● **Goal**: Leaving the pictures aside, transcribe every line below exactly.

● **Data**:
★ ★ ★
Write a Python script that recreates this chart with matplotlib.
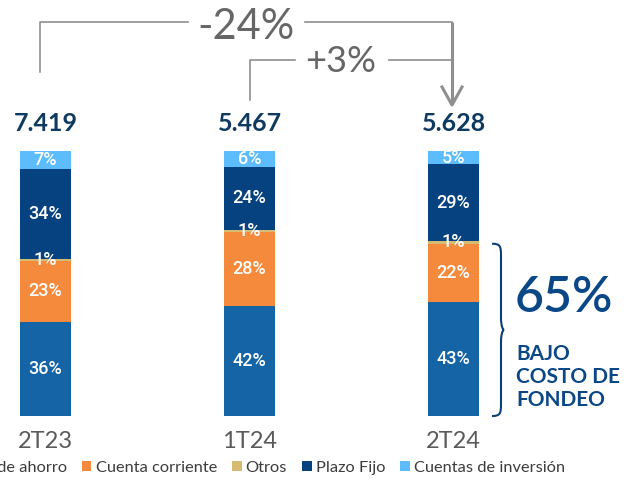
import matplotlib.pyplot as plt
from matplotlib.path import Path
from matplotlib.patches import PathPatch, Patch

# Data
periods = ["2T23", "1T24", "2T24"]
totals = ["7.419", "5.467", "5.628"]
series = ["Cuenta de ahorro", "Cuenta corriente", "Otros", "Plazo Fijo", "Cuentas de inversión"]
ahorro = [36, 42, 43]
corriente = [23, 28, 22]
otros = [1, 1, 1]
plazo_fijo = [34, 24, 29]
inversion = [7, 6, 5]
colors = ["#1565A6", "#F68A3C", "#D6BB73", "#074280", "#5CBCFC"]
change_total = "-24%"
change_quarter = "+3%"
low_cost_share = "65%"
low_cost_label = "BAJO\nCOSTO DE\nFONDEO"

plt.rcParams["font.family"] = ["Lato", "DejaVu Sans"]

W, H = 638, 482
fig = plt.figure(figsize=(W / 100, H / 100), dpi=100)
ax = fig.add_axes([0, 0, 1, 1])
ax.axis("off")

# pixel layout helpers (bar centres 204 px apart, 100% = 265 px)
x0_px, x_step = 45.5, 204.0
y0_px, y_step = 416.0, 2.65
ax.set_xlim(-x0_px / x_step, (W - x0_px) / x_step)
ax.set_ylim(-(H - y0_px) / y_step, y0_px / y_step)

def px2x(p):
    return (p - x0_px) / x_step

def px2y(p):
    return (y0_px - p) / y_step

stack = [ahorro, corriente, otros, plazo_fijo, inversion]
xs = list(range(len(periods)))
sums = [sum(v[i] for v in stack) for i in xs]
bottoms = [0.0] * len(xs)
for vals, col in zip(stack, colors):
    heights = [vals[i] * 100 / sums[i] for i in xs]
    ax.bar(xs, heights, width=0.25, bottom=bottoms, color=col, linewidth=0)
    for i in xs:
        ax.text(i, bottoms[i] + heights[i] / 2, f"{vals[i]}%", ha="center", va="center",
                color="white", fontsize=13, fontweight="medium",
                family=["Roboto", "DejaVu Sans"])
    bottoms = [b + h for b, h in zip(bottoms, heights)]

for i in xs:
    ax.text(i, bottoms[i] + 10.5, totals[i], ha="center", va="center",
            color="#0E3A61", fontsize=18, fontweight="bold")
    ax.text(i, px2y(442), periods[i], ha="center", va="center",
            color="#5A5A5A", fontsize=17, fontweight="normal")

# change brackets
gray = "#8F8F8F"
ax_x = px2x(452)
ax.plot([px2x(40), px2x(40), px2x(188)], [px2y(72), px2y(22), px2y(22)], color=gray, lw=1.2)
ax.plot([px2x(305), ax_x], [px2y(22), px2y(22)], color=gray, lw=1.2)
ax.text(px2x(246), px2y(27), change_total, ha="center", va="center",
        color="#666666", fontsize=30, fontweight="normal")
ax.plot([px2x(250), px2x(250), px2x(295)], [px2y(100), px2y(60), px2y(60)], color=gray, lw=1.2)
ax.plot([px2x(389), ax_x], [px2y(60), px2y(60)], color=gray, lw=1.2)
ax.text(px2x(341), px2y(62), change_quarter, ha="center", va="center",
        color="#666666", fontsize=26, fontweight="normal")
ax.plot([ax_x, ax_x], [px2y(22), px2y(104)], color=gray, lw=2.2, solid_capstyle="butt")
ax.plot([px2x(442), ax_x, px2x(462)], [px2y(87), px2y(105), px2y(87)], color=gray, lw=2.2)

# brace over low cost funding
low_top = (ahorro[2] + corriente[2]) * 100 / sums[2]
xe, xm, xt = px2x(492), px2x(501), px2x(504)
yb, yt = 0.0, low_top
ym = (yb + yt) / 2
r = 4.5
verts = [
    (xe, yt),
    (xe + (xm - xe) * 0.9, yt), (xm, yt - r * 0.2), (xm, yt - r),
    (xm, ym + r),
    (xm, ym + r * 0.3), (xt - 0.005, ym), (xt, ym),
    (xt - 0.005, ym), (xm, ym - r * 0.3), (xm, ym - r),
    (xm, yb + r),
    (xm, yb + r * 0.2), (xe + (xm - xe) * 0.9, yb), (xe, yb),
]
codes = [Path.MOVETO] + [Path.CURVE4] * 3 + [Path.LINETO] + [Path.CURVE4] * 6 + \
        [Path.LINETO] + [Path.CURVE4] * 3
ax.add_patch(PathPatch(Path(verts, codes), facecolor="none", edgecolor="#0B3F78", lw=1.5))

ax.text(px2x(515), px2y(297), low_cost_share, ha="left", va="center",
        color="#0A4787", fontsize=36, fontweight="semibold")
ax.text(px2x(516), px2y(377), low_cost_label, ha="left", va="center",
        color="#0A4787", fontsize=15, fontweight="bold", linespacing=1.2)

# legend
handles = [Patch(facecolor=c, edgecolor="none") for c in colors]
leg = fig.legend(handles, series, loc="center right", bbox_to_anchor=(565 / W, 1 - 468 / H),
                 ncol=5, frameon=False, fontsize=11.8, handlelength=0.6, handleheight=0.6,
                 handletextpad=0.25, columnspacing=0.9, borderpad=0, borderaxespad=0)
for t in leg.get_texts():
    t.set_color("#3C3C3C")

fig.savefig("out.png", dpi=100)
★ ★ ★
● **Written solution**:
Write a Python script that recreates this chart with matplotlib.
import matplotlib.pyplot as plt
from matplotlib.path import Path
from matplotlib.patches import PathPatch, Patch

# Data
periods = ["2T23", "1T24", "2T24"]
totals = ["7.419", "5.467", "5.628"]
series = ["Cuenta de ahorro", "Cuenta corriente", "Otros", "Plazo Fijo", "Cuentas de inversión"]
ahorro = [36, 42, 43]
corriente = [23, 28, 22]
otros = [1, 1, 1]
plazo_fijo = [34, 24, 29]
inversion = [7, 6, 5]
colors = ["#1565A6", "#F68A3C", "#D6BB73", "#074280", "#5CBCFC"]
change_total = "-24%"
change_quarter = "+3%"
low_cost_share = "65%"
low_cost_label = "BAJO\nCOSTO DE\nFONDEO"

plt.rcParams["font.family"] = ["Lato", "DejaVu Sans"]

W, H = 638, 482
fig = plt.figure(figsize=(W / 100, H / 100), dpi=100)
ax = fig.add_axes([0, 0, 1, 1])
ax.axis("off")

# pixel layout helpers (bar centres 204 px apart, 100% = 265 px)
x0_px, x_step = 45.5, 204.0
y0_px, y_step = 416.0, 2.65
ax.set_xlim(-x0_px / x_step, (W - x0_px) / x_step)
ax.set_ylim(-(H - y0_px) / y_step, y0_px / y_step)

def px2x(p):
    return (p - x0_px) / x_step

def px2y(p):
    return (y0_px - p) / y_step

stack = [ahorro, corriente, otros, plazo_fijo, inversion]
xs = list(range(len(periods)))
sums = [sum(v[i] for v in stack) for i in xs]
bottoms = [0.0] * len(xs)
for vals, col in zip(stack, colors):
    heights = [vals[i] * 100 / sums[i] for i in xs]
    ax.bar(xs, heights, width=0.25, bottom=bottoms, color=col, linewidth=0)
    for i in xs:
        ax.text(i, bottoms[i] + heights[i] / 2, f"{vals[i]}%", ha="center", va="center",
                color="white", fontsize=13, fontweight="medium",
                family=["Roboto", "DejaVu Sans"])
    bottoms = [b + h for b, h in zip(bottoms, heights)]

for i in xs:
    ax.text(i, bottoms[i] + 10.5, totals[i], ha="center", va="center",
            color="#0E3A61", fontsize=18, fontweight="bold")
    ax.text(i, px2y(442), periods[i], ha="center", va="center",
            color="#5A5A5A", fontsize=17, fontweight="normal")

# change brackets
gray = "#8F8F8F"
ax_x = px2x(452)
ax.plot([px2x(40), px2x(40), px2x(188)], [px2y(72), px2y(22), px2y(22)], color=gray, lw=1.2)
ax.plot([px2x(305), ax_x], [px2y(22), px2y(22)], color=gray, lw=1.2)
ax.text(px2x(246), px2y(27), change_total, ha="center", va="center",
        color="#666666", fontsize=30, fontweight="normal")
ax.plot([px2x(250), px2x(250), px2x(295)], [px2y(100), px2y(60), px2y(60)], color=gray, lw=1.2)
ax.plot([px2x(389), ax_x], [px2y(60), px2y(60)], color=gray, lw=1.2)
ax.text(px2x(341), px2y(62), change_quarter, ha="center", va="center",
        color="#666666", fontsize=26, fontweight="normal")
ax.plot([ax_x, ax_x], [px2y(22), px2y(104)], color=gray, lw=2.2, solid_capstyle="butt")
ax.plot([px2x(442), ax_x, px2x(462)], [px2y(87), px2y(105), px2y(87)], color=gray, lw=2.2)

# brace over low cost funding
low_top = (ahorro[2] + corriente[2]) * 100 / sums[2]
xe, xm, xt = px2x(492), px2x(501), px2x(504)
yb, yt = 0.0, low_top
ym = (yb + yt) / 2
r = 4.5
verts = [
    (xe, yt),
    (xe + (xm - xe) * 0.9, yt), (xm, yt - r * 0.2), (xm, yt - r),
    (xm, ym + r),
    (xm, ym + r * 0.3), (xt - 0.005, ym), (xt, ym),
    (xt - 0.005, ym), (xm, ym - r * 0.3), (xm, ym - r),
    (xm, yb + r),
    (xm, yb + r * 0.2), (xe + (xm - xe) * 0.9, yb), (xe, yb),
]
codes = [Path.MOVETO] + [Path.CURVE4] * 3 + [Path.LINETO] + [Path.CURVE4] * 6 + \
        [Path.LINETO] + [Path.CURVE4] * 3
ax.add_patch(PathPatch(Path(verts, codes), facecolor="none", edgecolor="#0B3F78", lw=1.5))

ax.text(px2x(515), px2y(297), low_cost_share, ha="left", va="center",
        color="#0A4787", fontsize=36, fontweight="semibold")
ax.text(px2x(516), px2y(377), low_cost_label, ha="left", va="center",
        color="#0A4787", fontsize=15, fontweight="bold", linespacing=1.2)

# legend
handles = [Patch(facecolor=c, edgecolor="none") for c in colors]
leg = fig.legend(handles, series, loc="center right", bbox_to_anchor=(565 / W, 1 - 468 / H),
                 ncol=5, frameon=False, fontsize=11.8, handlelength=0.6, handleheight=0.6,
                 handletextpad=0.25, columnspacing=0.9, borderpad=0, borderaxespad=0)
for t in leg.get_texts():
    t.set_color("#3C3C3C")

fig.savefig("out.png", dpi=100)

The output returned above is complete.